Tracey Daley, Jo Martin and Josephine Melville
In Company and Southside Arts
Brockley Jack Theatre

It makes a refreshing change to see a play where there is not only an all-woman, mainly black cast, but an all-woman writing team too, even if the end result is a play where the balance swings exclusively to the feminine without any great insight.

Writers Daley, Martin and Melville provide us with an account that is both moving and incredibly funny in parts so you can forgive its predictable structure even if you can't quite manage to exonerate the implausible ending. Both these characteristics can perhaps be ascribed to the fact that this is their first writing endeavour.

What draws the disparate women in this play together is membership of a netball team; locker-room banter becomes straight-talking that exacerbates pre-match anxiety and sparks the admission of inner secrets. Here a further weakness becomes apparent as too many themes to handle rise to the surface - drugs, alcoholism, domestic violence, race, sex and fidelity - and more besides.

Amongst the sassy and sparky dialogue a few unlikely phrases sit uneasily and there are also two musical interludes which, although aptly staged and entertaining, interrupt the action for little material benefit.

On the up-side there are some very successful comedic moments and the writer of those should get the lion's share of the credit for making this piece as enjoyable as it is.

The netball team is not doing well, even past glories are in short supply, as it emerges that each player must rise above her own personal problems before the team can triumph. They reveal themselves to be a pretty unappealing bunch and, since the cast are recent drama school grads, when it comes to putting across their characters with conviction perhaps unsurprisingly the results are variable.

Estella Daniels' drug supplying Shenequa is stunning to look at and Daniels delivers disdainful quips exuding attitude but there is nothing here to like or care about. Eki Maria is done no favours as team coach, Beverly, the butt of some easy 'mock the Christian' jokes, and is robbed of her moment of pathos by one such cheap crack.

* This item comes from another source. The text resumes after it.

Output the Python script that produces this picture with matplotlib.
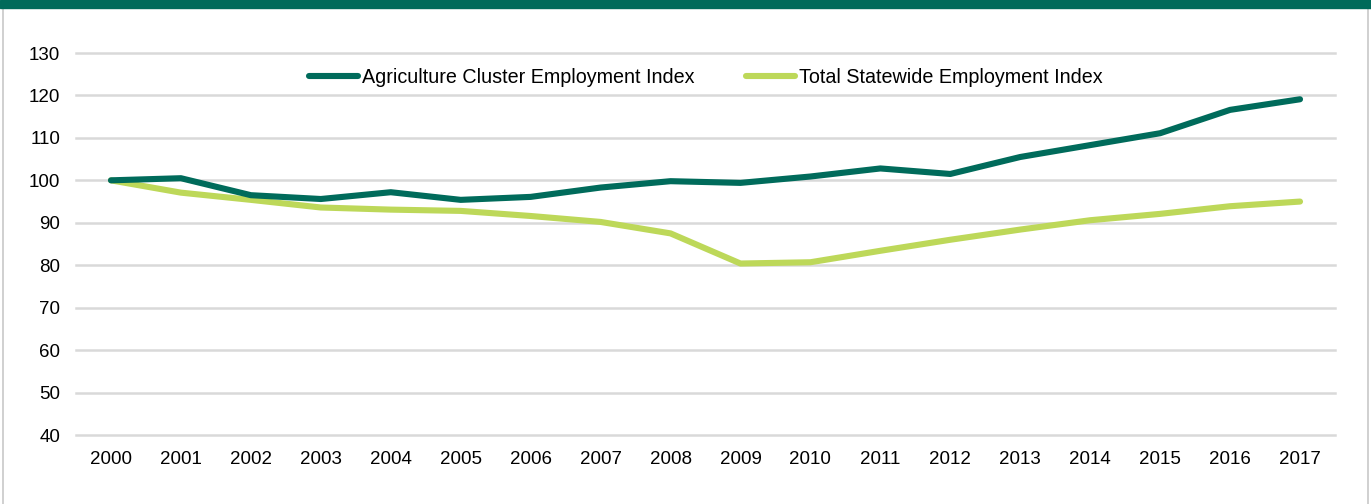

Similarly, the audience is suppressing a smirk instead of a tear when Chantelle Dusette's Jackie tragically discovers her husband's affair by hearing him having sex over the mobile phone. You could be forgiven for thinking that the writers are avoiding actually addressing any of the issues.

Selina Brathwaite and Stephanie Toghill are somewhat more engaging as kooky Carrie and white girl Zowie who thinks she should have been born black. Nichola June is an able ex-crack addict Mandy, whilst Lisa Davina Philip uses her beautiful big eyes to good effect as Sandra, the dark horse whose guilty secret catalyses the girls coming together as a team.